- Born: May 26, 1935 Managua, Nicaragua
- Died: September 26, 2015 (aged 80) San Juan, Puerto Rico
- Occupation: actor

= Tino García =

Nicaraguan-Puerto Rican actor

Constantino "Tino" García Arguello (May 26, 1935 – September 26, 2015) was a Nicaraguan–Puerto Rican comedy actor who participated in a number of Puerto Rican and Hollywood series and films, including Thunder Island and Bananas.

==Early life and career==
García was born in Managua, Nicaragua. His father, Constantino García Hernández, was a Puerto Rican from the city of Aguadilla, residing in Nicaragua, and his mother, Eva Arguello Peñalba, was a Nicaraguan from Leon.

In 1936, when Tino was a one year old baby, his family moved to San Juan, Puerto Rico, where Constantino Jr. attended Colegio San José as a teenager, and then the Gordon Military College in Barnesville, Georgia. This led to him being admitted to Georgetown University in Washington, D.C. He traveled to New York City to take directing and producing courses at the local SRT school.

Returning to Puerto Rico, García became a prolific stage actor during the decade of the 1960s, participating in Una Ciguena Con Bigotes (A Mustached Stork) by Emilio Huyke; Rene Marques' La Carreta (The Oxcart); La Pareja Dispareja (The Odd Couple) alongside Elin Ortiz and Yoyo Boing; Cuando El Es Guadalupe (When He Is Guadalupe); La Marquesa Está en Tres y Dos (The Marquess Is Undecided) and the musical El Misterio Del Castillo (The Mystery of the Castle).

García started acting in a television telenovela series named Novelas Fab (after a sponsor detergent brand) on Telemundo Puerto Rico. He appeared in El derecho de nacer (The Right to Be Born), which became a major telenovela hit across Latin America, and Cuando Los Hijos Condenan (When Children Condemn). García moved to Wapa Television to appear in Yo Mate a Una Santa (I Killed a Woman Saint) and Perdon Para Esta Mujer (Forgiveness For This Woman), among others.

Garcia's best known character was a drunken man, "El Borrachito", which he humorously played on many Puerto Rican television shows, including La Taberna India, a show sponsored by India beer, a famous local beer brand. He reprised this role many times over the years, including also on short television sketches.
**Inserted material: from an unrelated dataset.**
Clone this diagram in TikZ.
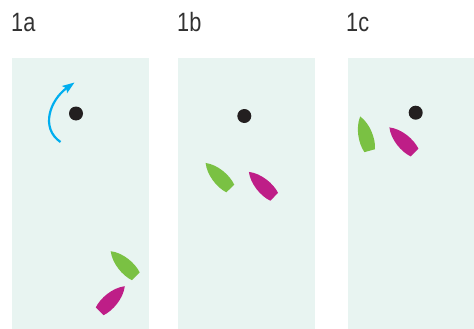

Late in his career, he appeared in the 2006 Puerto Rican teen comedy movie Casi Casi.

==Personal life and death==
Garcia was married to Lilliam Catala from 1957 until his death on September 26, 2015. He was buried at the Puerto Rico Memorial Cemetery in Carolina, Puerto Rico. He had six children with her, including motivational speaker/actress Lily García, Eva, Giselle, Tino Jr., Nelly Ann and Ana Cristina.